The Mudcat Café TM
Thread #48012   Message #718858
Posted By: GUEST,Peace Matriot
28-May-02 - 01:13 PM
Thread Name: Memorial Day, A Look Back
Subject: RE: Memorial Day, A Look Back
My matrilineal uncle was w/the infantry attached to a tank battalion in North Africa, and was killed in the carnage known as the "Battle of the Bulge". I also had a patrilineal uncle who was one of those air force heros for a day after his plane was shot down and he was killed. The military intercepted his last letter home to my grandparents, and used it for propaganda without their permission--so the letter was splashed all over in the paper. Both men were mere cannon fodder for the war machine. No great moral sacrifice, no glory, just an utter waste of human life.

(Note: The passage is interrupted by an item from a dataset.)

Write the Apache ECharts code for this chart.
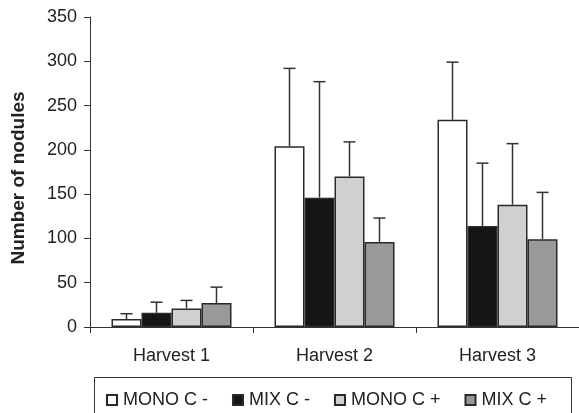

The "hero" uncle apparently received medals posthumously, and all that. But the story is told by one of my aunts that neither of my grandparents ever mentioned his name after his death. In fact, on that side of the family, my uncle's service and death in WWII was almost like a family skeleton--we rarely spoke of it, even after my grandparents were dead. I have no idea what my grandparents ever did with all the memorabilia stuff the military sent to them, as we never saw any evidence of it in their home, and my aunt never recalled seeing it either. Just a few pictures of that uncle is all that has survived in our family photos and memorabilia.

My father, also in the infantry, was a POW for 8 months. He never spoke of his war experiences, just like many other conscripts who were forced to serve. My father never expressed any desire to congregate with former soldiers, to tell war stories, or to memorialize "the fallen", including his brother the hero, to whom he was very close. He got as far away from the military as fast as he could once he got home, and never looked back--at least, not in any way he shared with family and friends.

I asked him not long before he died why he never talked about his experiences in the war. The subject came up when our daughter, working on a school "family history" project, asked him about his time in the war. He told her the basic information, ie when he was drafted, where he was stationed, the fact that he finished the war as a POW in Germany--but nothing else.

His response to my questioning was that no one should be proud of what they did in war, especially those who saw combat in the military. He also said if he knew what the US was doing "in the name of freedom" going into the draft what he did coming out, he would have chosen prison as a resister. He never tried to justify his military service as "fighting fascism" or any such thing. In fact, all I really remember strongly of that conversation with him, was his comment that what he did in WWII was "spill the blood of new innocents in the same old blood soaked dirt rich men had fought over for centuries". He never seemed ashamed of himself, just disgusted with the whole experience, and the ways it was glorified. I expect there were more than a few WWII vets who shared a lot of those same feelings as my father had about it. But we aren't allowed to hear their voices on Memorial Day. Maybe if we were, we wouldn't have to endure the folly of war anymore.

Personally, I was most deeply influenced in my coming of age years during the Vietnam War, by the writings of Kurt Vonnegut. My father is the person who first introduced me to "Slaughterhouse Five". Ironically, Vonnegut, like my matrilineal uncle who was killed there, was an infantryman at the Battle of the Bulge. He survived and was sent to Dresden.